Perching atop a stump with apple and jerked beef in hand I scan a distant ridgeline through the stand of trees, breathe deeply the springtime air of the meadow and return to the thought: To spend one’s days in the high country is to spend them well.

I wonder what the name of this collection of derelicts might be. I wonder how many other high mountain meadows were once home to small livestock operations, both here in the Sierra and west over in the Coast Range. I think about the Rockies and countless other mountain systems in our North American backyard; musing about the cavalcade of trappers, timber-men, sourdoughs and settlers all of whom did or didn’t leave their mark for history. When did they come? How long did they stay? Why did they leave? Why is this place left and what’d they call it? And, what’s with the “Keep Out” sign? Not very neighborly.

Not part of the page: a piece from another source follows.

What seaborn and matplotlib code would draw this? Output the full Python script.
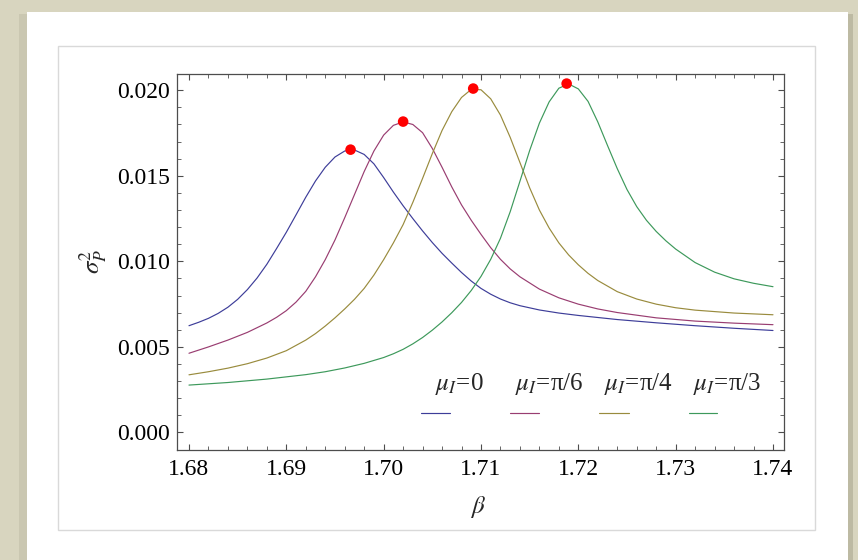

I MAKE MY WAY BACK HOME, burrowing through the temperature inversion and down into the blanket of stale, summer heat. Once in the reference library, I retrace my route. I find I was up toward Wentworth Springs on the El Dorado National Forest. The maps – the Forest Service one, the California Gazetteer one and the Metsker Map – can’t seem to agree on a place name for this little meadow. The Metskers, I note, are pretty reliable in pointing out the otherwise forgotten.

Conflicting evidence aside, I choose to refer to this locale as “Brigadoon,” and imagine how many similar Brigadoons must exist west of the hundredth meridian in North America. I return to my collection of maps and spot scores of them. Each with a history. Each with a mark man-laid upon the land. Many in the high country.